Master Teacher Monday is a series highlighting educators who have earned the designation of ‘master teacher’ through Texas’ Teacher Incentive Allotment (TIA). TIA encourages school districts to locally develop multi-measure evaluation systems to reward and retain their most effective teachers. Those earning the ‘master teacher’ designation rank in the top 5% of educators in the entire state!
As a child, Shakaya Hendricks would play school every summer, always drawn to the role of teacher. Destined for the classroom, she began as a cafeteria worker and, today has a career in education and earned TEA’s master teacher designation. Now she is staying “true to her craft” as a 3rd grade teacher while earning nearly six figures.

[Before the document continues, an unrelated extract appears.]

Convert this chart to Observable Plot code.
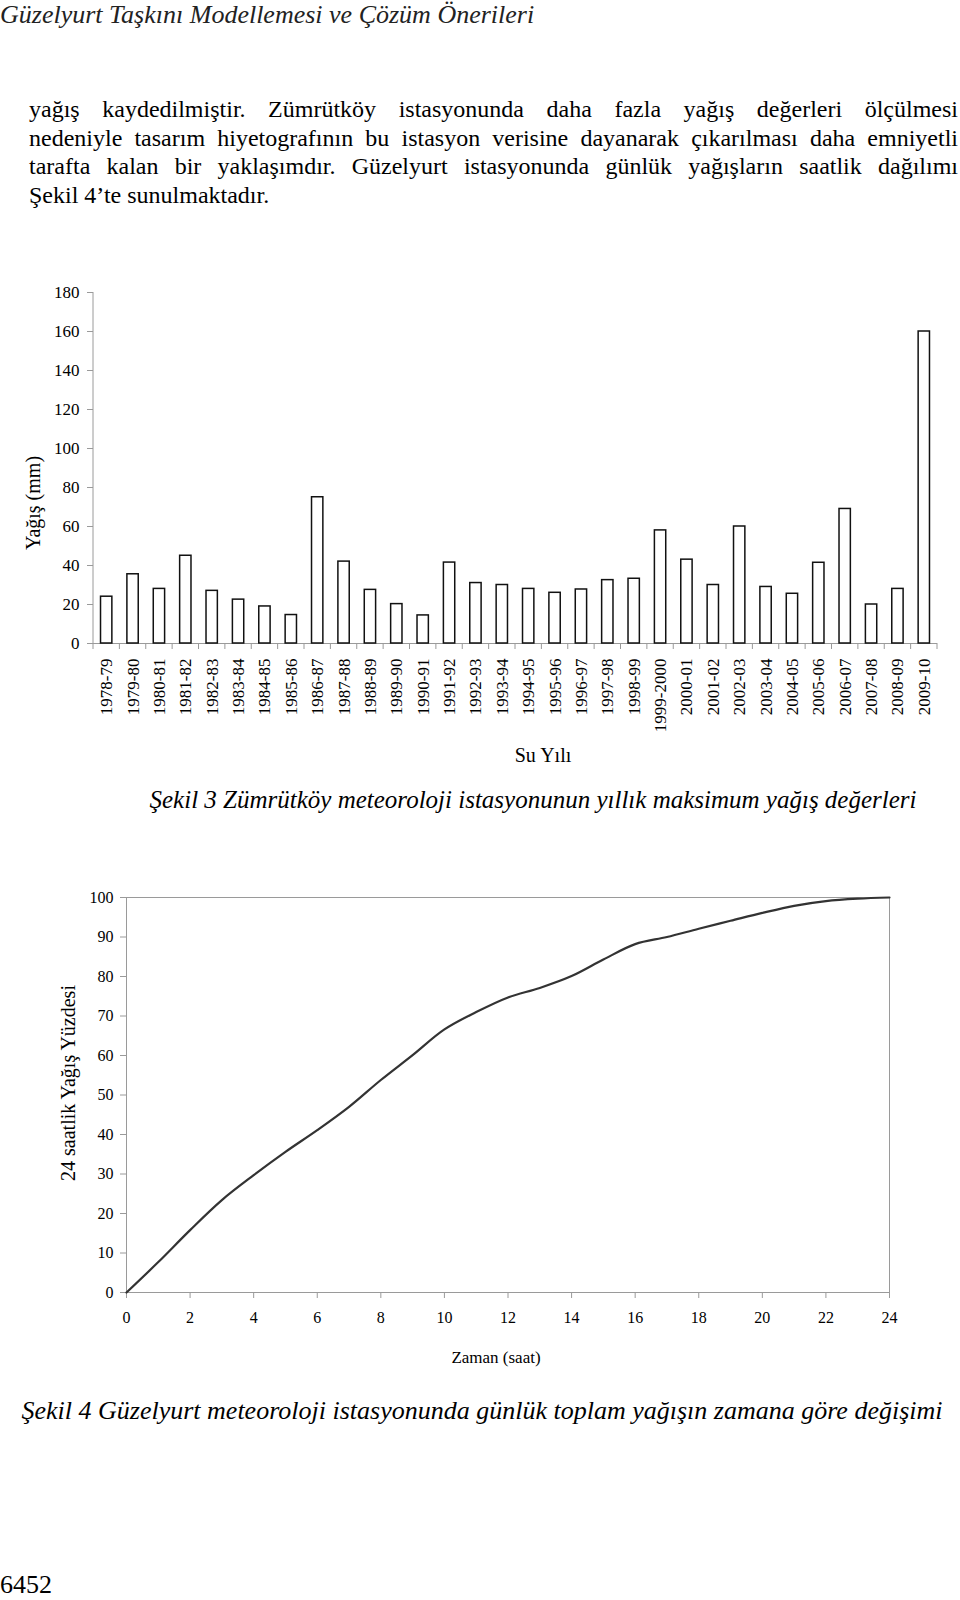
<!DOCTYPE html>
<html>
<head>
<meta charset="utf-8">
<script src="https://cdn.jsdelivr.net/npm/d3@7"></script>
<script src="https://cdn.jsdelivr.net/npm/@observablehq/plot@0.6"></script>
<style>
  html, body { margin: 0; padding: 0; background: #fff; }
  #page { position: relative; width: 960px; height: 1600px; overflow: hidden; font-family: "Liberation Serif", "Times New Roman", serif; color: #000; }
  .abs { position: absolute; white-space: nowrap; }
  .line { position: absolute; left: 29px; width: 929px; font-size: 24px; line-height: 29px; white-space: nowrap; }
  .just { text-align: justify; text-align-last: justify; }
  .ital { font-style: italic; }
  .rot { transform: translate(-50%, -50%) rotate(-90deg); }
  .ctr { transform: translate(-50%, -50%); }
  #chart1 { position: absolute; left: 0; top: 270px; }
  #chart2 { position: absolute; left: 0; top: 870px; }
</style>
</head>
<body>
<div id="page">
  <div class="abs ital" style="left:0;top:0;font-size:26px;line-height:30px;color:#222">Güzelyurt Taşkını Modellemesi ve Çözüm Önerileri</div>

  <div class="line just" style="top:95px">yağış kaydedilmiştir. Zümrütköy istasyonunda daha fazla yağış değerleri ölçülmesi</div>
  <div class="line just" style="top:124px">nedeniyle tasarım hiyetografının bu istasyon verisine dayanarak çıkarılması daha emniyetli</div>
  <div class="line just" style="top:152px">tarafta kalan bir yaklaşımdır. Güzelyurt istasyonunda günlük yağışların saatlik dağılımı</div>
  <div class="line" style="top:181px">Şekil 4’te sunulmaktadır.</div>

  <div id="chart1"></div>
  <div class="abs rot" style="left:33px;top:503px;font-size:20px">Yağış (mm)</div>
  <div class="abs ctr" style="left:543px;top:755px;font-size:20px">Su Yılı</div>

  <div class="abs ital ctr" style="left:533px;top:800px;font-size:25px">Şekil 3 Zümrütköy meteoroloji istasyonunun yıllık maksimum yağış değerleri</div>

  <div id="chart2"></div>
  <div class="abs rot" style="left:68px;top:1083px;font-size:20px">24 saatlik Yağış Yüzdesi</div>
  <div class="abs ctr" style="left:496px;top:1358px;font-size:17px">Zaman (saat)</div>

  <div class="abs ital ctr" style="left:482px;top:1411px;font-size:26px">Şekil 4 Güzelyurt meteoroloji istasyonunda günlük toplam yağışın zamana göre değişimi</div>

  <div class="abs" style="left:0;top:1570px;font-size:26px;line-height:30px">6452</div>
</div>

<script>
// ---- Chart 1 data: annual maximum rainfall, Zümrütköy ----
const waterYears = ["1978-79","1979-80","1980-81","1981-82","1982-83","1983-84","1984-85","1985-86",
  "1986-87","1987-88","1988-89","1989-90","1990-91","1991-92","1992-93","1993-94","1994-95","1995-96",
  "1996-97","1997-98","1998-99","1999-2000","2000-01","2001-02","2002-03","2003-04","2004-05","2005-06",
  "2006-07","2007-08","2008-09","2009-10"];
const maxRain = [24, 35.5, 28, 45, 27, 22.5, 19, 14.6, 75, 42, 27.5, 20.2, 14.4, 41.5, 31, 30, 28, 26,
  27.7, 32.5, 33.2, 58, 43, 30, 60, 29, 25.5, 41.4, 69, 20, 28, 160];
const rainTicks = [0, 20, 40, 60, 80, 100, 120, 140, 160, 180];

// ---- Chart 2 data: cumulative 24-hour rainfall percentage, Güzelyurt ----
const hours = [0,1,2,3,4,5,6,7,8,9,10,11,12,13,14,15,16,17,18,19,20,21,22,23,24];
const cumPct = [0, 7.7, 15.8, 23.4, 29.7, 35.6, 41.1, 47, 53.8, 60.1, 66.6, 71, 74.7, 77.1, 80.1,
  84.3, 88.2, 90, 92.1, 94.1, 96.1, 97.9, 99.1, 99.7, 100];
const hourTicks = [0, 2, 4, 6, 8, 10, 12, 14, 16, 18, 20, 22, 24];
const pctTicks = [0, 10, 20, 30, 40, 50, 60, 70, 80, 90, 100];

const axisGray = "#9a9a9a";

const barData = waterYears.map((year, i) => ({year, value: maxRain[i]}));

// left axis line + category-boundary ticks (Excel-style)
function categoryAxisFrame(index, scales, values, dims) {
  const {width, height, marginLeft, marginRight, marginTop, marginBottom} = dims;
  const x0 = marginLeft, x1 = width - marginRight, yb = height - marginBottom;
  const g = d3.create("svg:g").attr("stroke", axisGray).attr("fill", "none");
  g.append("line").attr("x1", x0).attr("x2", x0).attr("y1", marginTop).attr("y2", yb);
  const n = waterYears.length;
  for (let i = 0; i <= n; i++) {
    const xi = x0 + (x1 - x0) * i / n;
    g.append("line").attr("x1", xi).attr("x2", xi).attr("y1", yb).attr("y2", yb + 6);
  }
  return g.node();
}

const chart1 = Plot.plot({
  width: 960, height: 480,
  marginLeft: 93, marginRight: 23, marginTop: 22, marginBottom: 107,
  style: {fontFamily: "'Liberation Serif', 'Times New Roman', serif", fontSize: "17px", color: "#000", background: "#fff"},
  x: {domain: waterYears, paddingInner: 0.57, paddingOuter: 0.285, round: false, label: null},
  y: {domain: [0, 180], label: null},
  marks: [
    Plot.ruleY([0], {stroke: axisGray}),
    Plot.barY(barData, {x: "year", y: "value", fill: "white", stroke: "#111", strokeWidth: 1.5}),
    Plot.axisY({ticks: rainTicks, tickSize: 6, tickPadding: 8, stroke: axisGray, label: null}),
    Plot.axisX({tickRotate: -90, tickSize: 0, tickPadding: 15, label: null}),
    categoryAxisFrame
  ]
});
document.getElementById("chart1").append(chart1);

const lineData = hours.map((h, i) => ({h, p: cumPct[i]}));
const chart2 = Plot.plot({
  width: 960, height: 460,
  marginLeft: 126, marginRight: 71, marginTop: 27, marginBottom: 38,
  style: {fontFamily: "'Liberation Serif', 'Times New Roman', serif", fontSize: "16px", color: "#000", background: "#fff"},
  x: {domain: [0, 24], label: null},
  y: {domain: [0, 100], label: null},
  marks: [
    Plot.frame({stroke: axisGray}),
    Plot.axisY({ticks: pctTicks, tickSize: 6, tickPadding: 7, stroke: axisGray, label: null}),
    Plot.axisX({ticks: hourTicks, tickSize: 6, tickPadding: 13, stroke: axisGray, label: null}),
    Plot.line(lineData, {x: "h", y: "p", curve: "catmull-rom", stroke: "#333", strokeWidth: 2.2})
  ]
});
document.getElementById("chart2").append(chart2);
</script>
</body>
</html>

Read Ms. Hendrick’s Q&A below.
Tell us a little about your life and career journey.
My journey into education was very much unexpected. After graduating high school, I attended college, but I did not know how college worked. I say this because my parents were not college graduates at the time. So when I first attended college, I chose a major that was not for me, and instead of simply changing majors, which I did not know I could do, I quit.
I believe teaching was always for me, because every summer I played school and, of course, I was the teacher. At the end of the school year, when teachers were cleaning out their classrooms, I would come home with a backpack full of worksheets ready to get my “summer job” started.
Why did you get into education?
I have two daughters now, but at the time I only had my oldest daughter, and because of her I needed a job where I could only work school hours. I took a job with a temporary agency that was for the school cafeteria, and I loved it! Just being around all the kids and speaking and smiling with them was great! From there, I was asked to do tutorials, and not too long afterward, I was offered a paraprofessional position. I then decided to go back to school to become a teacher.
How has being recognized and rewarded as a master teacher impacted your life?
To be recognized as a master teacher is amazing. I never thought of being recognized for doing my job. It is always amazing when something is seen in you that you don’t see in yourself. The old saying still goes, teachers are not in it for the money and that is still my sentiment. I am still going to go in every day doing what I love and giving it my all. I will say that this gives me reassurance that I am growing as a teacher and making a difference in my student’s education and lives. This also solidifies the effort I put in and that my students are retaining the information being taught. This for me is the reward. I would not be considered a master teacher without my students' hard work as well.
What is a classroom experience or specific student that has stuck with you?
I know this may sound cliche, but I have to say I have had a great bunch of kids since my very first year. There is truly something special to love about each and every one of them. Some of them were super sweet, super smart, super caring, super artistic, super talkative, natural leaders, or we ended up having that unspoken bond that we both needed.
A funny thing happened just this week. I have a little girl that sits fairly close to me, and as I am standing at my podium getting ready to start my lesson, mumbling to myself, “where’s that paper?”, she picked it up and passed it right to me. She did not say, “Is this it?”, she just knew. I couldn't do anything but hug her; she has definitely been my sidekick this year.
What is your advice to someone interested in becoming a high-performing educator?
My advice to anyone interested in becoming a high-performing educator would be to remain true to your craft. You have to be dedicated and adaptable and give 110% daily. You are definitely going to have to work harder than your students. When teaching them, talk to them in the language they can understand and then bring it back to the academic vocabulary. It’s not about how much you know; it's about how much you can get them to understand. Show them love and encouragement, and make all the lessons the most exciting thing you have ever taught!
When you enter that building, your focus has to be on them. Be personal with them, love them, and make your room a comfortable learning environment. Make sure you are emphasizing growth from any learning mistakes. Remember you are building relationships, as well as treating them as family. Your room is like a home where there is love and honesty, and every day is a new day. Celebrate the small steps as well as the big ones. Always be a listening ear for all matters and be open-minded. All kids are different, cater to their individual needs, and find “that” something that makes them unique.